Would you pull out every line of the material that contains the string "this"?

# DATASET EXTRACT:
————

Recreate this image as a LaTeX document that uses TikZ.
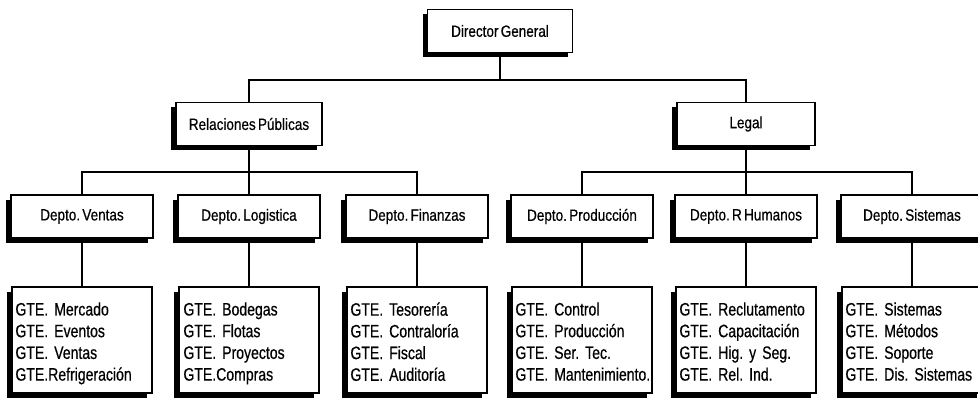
\documentclass[tikz,border=0pt]{standalone}
\usepackage{fontspec}
\setmainfont{Liberation Sans}[FakeStretch=0.83, FakeBold=0.5, WordSpace=0.6]
\newfontfamily\gtefont{Liberation Sans}[FakeStretch=0.78, FakeBold=0.5, WordSpace=0.6]
\usetikzlibrary{shadows}
\begin{document}
\begin{tikzpicture}[x=1pt,y=-1pt,
  orgbox/.style={draw=black, line width=1.5pt, fill=white, inner sep=0pt,
    font=\fontsize{16.3}{20}\selectfont\frenchspacing,
    drop shadow={shadow xshift=-5pt, shadow yshift=-5pt, fill=black, opacity=1}},
  topbox/.style={orgbox, minimum height=43pt},
  deptbox/.style={orgbox, minimum width=142pt, minimum height=43pt},
  gtebox/.style={orgbox, minimum width=140pt, minimum height=106pt},
  gtetext/.style={inner sep=0pt, text width=136pt, align=left, anchor=north west,
    font=\gtefont\fontsize{18}{21.7}\selectfont\frenchspacing},
  conn/.style={draw=black, line width=1.2pt}]
\useasboundingbox (0,0) rectangle (978,401);

% top levels
\node[topbox, minimum width=145pt] (dir) at (500,31) {Director General};
\node[topbox, minimum width=146pt] (rp) at (249,124) {Relaciones Públicas};
\node[topbox, minimum width=138pt] (legal) at (746,124) {Legal};

% departments
\node[deptbox] (dven) at (82,216.5) {Depto. Ventas};
\node[deptbox] (dlog) at (249,216.5) {Depto. Logistica};
\node[deptbox] (dfin) at (417,216.5) {Depto. Finanzas};
\node[deptbox] (dpro) at (582,216.5) {Depto. Producción};
\node[deptbox] (drh) at (746,216.5) {Depto. R Humanos};
\node[deptbox] (dsis) at (912,216.5) {Depto. Sistemas};

% manager boxes
\node[gtebox] (gven) at (82,340) {};
\node[gtebox] (glog) at (249,340) {};
\node[gtebox] (gfin) at (417,340) {};
\node[gtebox] (gpro) at (582,340) {};
\node[gtebox] (grh) at (746,340) {};
\node[gtebox] (gsis) at (912,340) {};

% manager texts
\node[gtetext] (tven) at ([xshift=4pt,yshift=-16pt]gven.north west) {GTE. Mercado\\GTE. Eventos\\GTE. Ventas\\GTE.Refrigeración};
\node[gtetext] (tlog) at ([xshift=5pt,yshift=-16pt]glog.north west) {GTE. Bodegas\\GTE. Flotas\\GTE. Proyectos\\GTE.Compras};
\node[gtetext] (tfin) at ([xshift=4pt,yshift=-16pt]gfin.north west) {GTE. Tesorería\\GTE. Contraloría\\GTE. Fiscal\\GTE. Auditoría};
\node[gtetext] (tpro) at ([xshift=4pt,yshift=-16pt]gpro.north west) {GTE. Control\\GTE. Producción\\GTE. Ser. Tec.\\GTE. Mantenimiento.};
\node[gtetext] (trh) at ([xshift=4pt,yshift=-16pt]grh.north west) {GTE. Reclutamento\\GTE. Capacitación\\GTE. Hig. y Seg.\\GTE. Rel. Ind.};
\node[gtetext] (tsis) at ([xshift=4pt,yshift=-16pt]gsis.north west) {GTE. Sistemas\\GTE. Métodos\\GTE. Soporte\\GTE. Dis. Sistemas};

% buses
\coordinate (bus1) at (500,80);
\coordinate (bus2) at (249,172);
\coordinate (bus3) at (746,172);

\draw[conn] (dir.south) -- (bus1);
\draw[conn] (rp.north) |- (bus1) -| (legal.north);
\draw[conn] (rp.south) -- (dlog.north);
\draw[conn] (dven.north) |- (bus2) -| (dfin.north);
\draw[conn] (legal.south) -- (drh.north);
\draw[conn] (dpro.north) |- (bus3) -| (dsis.north);
\draw[conn] (dven.south) -- (gven.north);
\draw[conn] (dlog.south) -- (glog.north);
\draw[conn] (dfin.south) -- (gfin.north);
\draw[conn] (dpro.south) -- (gpro.north);
\draw[conn] (drh.south) -- (grh.north);
\draw[conn] (dsis.south) -- (gsis.north);
\end{tikzpicture}
\end{document}
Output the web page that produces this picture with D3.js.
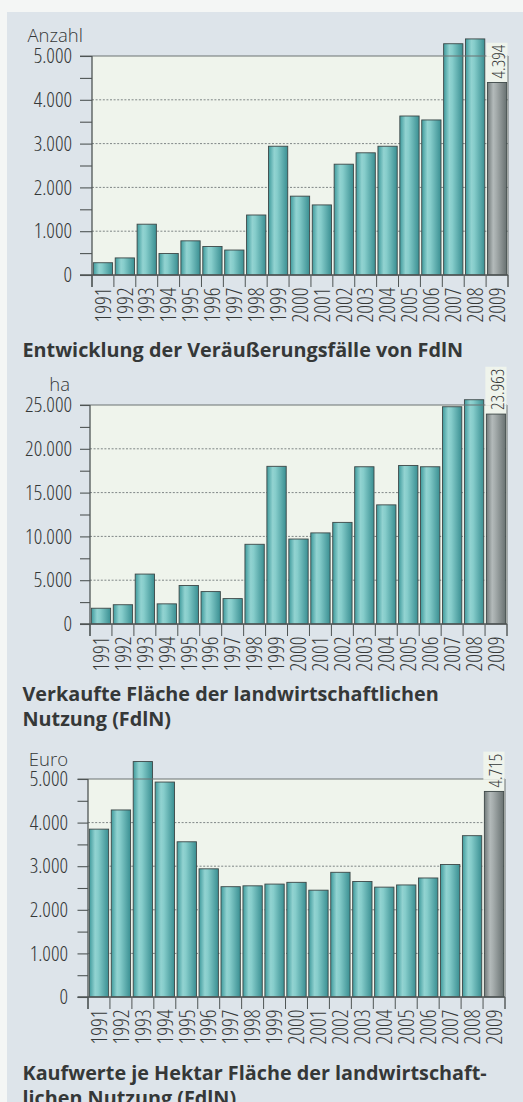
<!DOCTYPE html>
<html>
<head>
<meta charset="utf-8">
<script src="https://cdn.jsdelivr.net/npm/d3@7"></script>
<style>
  body { margin: 0; background: #dde4ea; }
  svg { display: block; }
  text { font-family: "Open Sans", "Noto Sans", sans-serif; fill: #353838; }
  .num { font-stretch: 85%; font-weight: 330; }
  .unit { font-weight: 340; }
</style>
</head>
<body>
<svg id="chart" width="523" height="1102"></svg>
<script>
// ---- data -------------------------------------------------------------
const years = ["1991","1992","1993","1994","1995","1996","1997","1998","1999","2000",
               "2001","2002","2003","2004","2005","2006","2007","2008","2009"];

// Veräußerungsfälle (Anzahl)
const anzahl = [280, 390, 1160, 490, 780, 650, 570, 1370, 2940, 1800,
                1600, 2530, 2790, 2940, 3630, 3540, 5280, 5390, 4394];

// Verkaufte Fläche (ha)
const flaeche = [1800, 2200, 5700, 2300, 4400, 3700, 2900, 9100, 18000, 9700,
                 10400, 11600, 17950, 13600, 18100, 17950, 24800, 25600, 23963];

// Kaufwerte je Hektar (Euro)
const kaufwert = [3850, 4290, 5400, 4930, 3560, 2940, 2530, 2550, 2590, 2630,
                  2450, 2860, 2650, 2520, 2570, 2730, 3040, 3700, 4715];

const anzahlTicks   = [0, 1000, 2000, 3000, 4000, 5000];
const flaecheTicks  = [0, 5000, 10000, 15000, 20000, 25000];
const kaufwertTicks = [0, 1000, 2000, 3000, 4000, 5000];

const units  = ["Anzahl", "ha", "Euro"];
const titles = [
  ["Entwicklung der Veräußerungsfälle von FdlN"],
  ["Verkaufte Fläche der landwirtschaftlichen", "Nutzung (FdlN)"],
  ["Kaufwerte je Hektar Fläche der landwirtschaft-", "lichen Nutzung (FdlN)"]
];

// ---- layout of the three panels ----------------------------------------
const panels = [
  { values: anzahl,   ticks: anzahlTicks,   unit: units[0], title: titles[0],
    left: 92, right: 508, base: 275, top: 56,  labelRight: 72, tickLeft: 80,
    unitX: 27.5, unitAnchor: "start", unitY: 42, titleY: 357 },
  { values: flaeche,  ticks: flaecheTicks,  unit: units[1], title: titles[1],
    left: 90, right: 507, base: 624, top: 405, labelRight: 72, tickLeft: 80,
    unitX: 70, unitAnchor: "end", unitY: 391, titleY: 701 },
  { values: kaufwert, ticks: kaufwertTicks, unit: units[2], title: titles[2],
    left: 88, right: 505, base: 997, top: 779, labelRight: 68, tickLeft: 77.5,
    unitX: 68, unitAnchor: "end", unitY: 765.5, titleY: 1080 }
];

const de = d3.formatLocale({ decimal: ",", thousands: ".", grouping: [3], currency: ["", " €"] });
const fmt = de.format(",d");

const svg = d3.select("#chart");

// paper tone with white margins at top and left
svg.append("rect").attr("width", 523).attr("height", 1102).attr("fill", "#dde4ea");
svg.append("rect").attr("width", 523).attr("height", 12).attr("fill", "#f4f6f5");
svg.append("rect").attr("width", 7).attr("height", 1102).attr("fill", "#f4f6f5");

// cylinder-like shading for the bars
const defs = svg.append("defs");
function shade(id, stops) {
  const g = defs.append("linearGradient").attr("id", id)
    .attr("x1", 0).attr("x2", 1).attr("y1", 0).attr("y2", 0);
  stops.forEach(([o, c]) => g.append("stop").attr("offset", o).attr("stop-color", c));
}
shade("teal", [[0, "#3f9a9c"], [0.3, "#92d3d1"], [0.45, "#86cdcb"], [1, "#3a8f92"]]);
shade("grey", [[0, "#6f7878"], [0.3, "#b3baba"], [0.45, "#a6adad"], [1, "#687171"]]);

const plotBg = "#eff4ec";
const axisCol = "#4f5555";
const fam = '"Open Sans","Noto Sans",sans-serif';

panels.forEach(p => {
  const g = svg.append("g");
  const maxV = p.ticks[p.ticks.length - 1];

  const x = d3.scaleBand().domain(years).range([p.left, p.right])
    .paddingInner(0.12).paddingOuter(0.06);
  const xEdge = d3.scaleBand().domain(years).range([p.left, p.right]);
  const y = d3.scaleLinear().domain([0, maxV]).range([p.base, p.top]);

  const step = p.ticks[1] - p.ticks[0];
  const minor = d3.range(0, maxV + 1, step / 2);

  // plot area
  g.append("rect")
    .attr("x", p.left).attr("y", y(maxV))
    .attr("width", p.right - p.left).attr("height", y(0) - y(maxV))
    .attr("fill", plotBg);

  // dotted grid lines
  g.selectAll(".grid").data(p.ticks.filter(t => t > 0 && t < maxV)).join("line")
    .attr("x1", p.left).attr("x2", p.right)
    .attr("y1", d => y(d)).attr("y2", d => y(d))
    .attr("stroke", "#7f8686").attr("stroke-width", 1)
    .attr("stroke-dasharray", "2,1.6");

  // bars
  g.selectAll(".bar").data(p.values).join("rect")
    .attr("x", (d, i) => x(years[i]))
    .attr("width", x.bandwidth())
    .attr("y", d => y(d))
    .attr("height", d => y(0) - y(d))
    .attr("fill", (d, i) => i === years.length - 1 ? "url(#grey)" : "url(#teal)")
    .attr("stroke", "#3d4747").attr("stroke-width", 0.9);

  // frame: top line and right edge
  g.append("line")
    .attr("x1", p.tickLeft).attr("x2", p.right)
    .attr("y1", y(maxV)).attr("y2", y(maxV))
    .attr("stroke", "#6c7373").attr("stroke-width", 1.2);
  g.append("line")
    .attr("x1", p.right).attr("x2", p.right)
    .attr("y1", y(maxV)).attr("y2", y(0) + 12)
    .attr("stroke", "#6c7373").attr("stroke-width", 1);

  // left axis with minor ticks
  const yAxis = d3.axisLeft(y).tickValues(minor).tickSize(p.left - p.tickLeft)
    .tickSizeOuter(0).tickPadding(p.tickLeft - p.labelRight)
    .tickFormat(d => p.ticks.includes(d) ? fmt(d) : "");
  const ya = g.append("g").attr("transform", `translate(${p.left},0)`).call(yAxis);
  ya.select(".domain").remove();
  ya.selectAll("line").attr("stroke", axisCol).attr("stroke-width", 1.1);
  ya.selectAll("text").attr("class", "num").attr("font-size", 21)
    .attr("fill", "#353838").style("font-family", fam);
  g.append("line")
    .attr("x1", p.left).attr("x2", p.left)
    .attr("y1", y(maxV)).attr("y2", y(0) + 12)
    .attr("stroke", axisCol).attr("stroke-width", 1.3);

  // base line
  g.append("line")
    .attr("x1", p.tickLeft).attr("x2", p.right)
    .attr("y1", y(0)).attr("y2", y(0))
    .attr("stroke", axisCol).attr("stroke-width", 1.3);

  // category separators below the base line
  const edges = years.map(yr => xEdge(yr)).concat([p.right]);
  g.selectAll(".sep").data(edges).join("line")
    .attr("x1", d => d).attr("x2", d => d)
    .attr("y1", y(0)).attr("y2", y(0) + 12)
    .attr("stroke", axisCol).attr("stroke-width", 1);

  // year labels, rotated
  const xa = g.append("g").attr("transform", `translate(0,${y(0)})`)
    .call(d3.axisBottom(x).tickSize(0).tickSizeOuter(0));
  xa.select(".domain").remove();
  xa.selectAll("text")
    .attr("class", "num")
    .attr("transform", "rotate(-90)")
    .attr("x", -12.5).attr("y", 0).attr("dy", "0.36em")
    .attr("text-anchor", "end")
    .attr("font-size", 21.5)
    .attr("fill", "#353838").style("font-family", fam);

  // value label of the last year
  const last = years.length - 1;
  const lv = p.values[last];
  const cx = x(years[last]) + x.bandwidth() / 2 + 1;
  const bgRect = g.append("rect").attr("fill", plotBg);
  const lab = g.append("text")
    .attr("class", "num")
    .attr("transform", `translate(${cx},${y(lv) - 4}) rotate(-90)`)
    .attr("dy", "0.36em").attr("text-anchor", "start")
    .attr("font-size", 18.5)
    .text(fmt(lv));
  const len = lab.node().getComputedTextLength();
  const boxTop = Math.min(y(lv) - 4 - len - 2, y(maxV));
  bgRect.attr("x", x(years[last]) - 1).attr("width", p.right - x(years[last]) + 0.5)
    .attr("y", boxTop).attr("height", Math.max(0, Math.min(y(maxV) + 0.8, y(lv)) - boxTop));

  // unit label
  g.append("text").attr("x", p.unitX).attr("y", p.unitY)
    .attr("class", "unit")
    .attr("text-anchor", p.unitAnchor)
    .attr("font-size", 18.5)
    .text(p.unit);

  // caption
  p.title.forEach((line, i) => {
    g.append("text").attr("x", 22.5).attr("y", p.titleY + i * 25)
      .attr("font-size", 19.8).attr("font-weight", 700)
      .attr("fill", "#2c2f2f")
      .text(line);
  });
});
</script>
</body>
</html>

————

# OUTPUT OF THE TASK:
Recreate this image as a LaTeX document that uses TikZ.
Output the web page that produces this picture with D3.js.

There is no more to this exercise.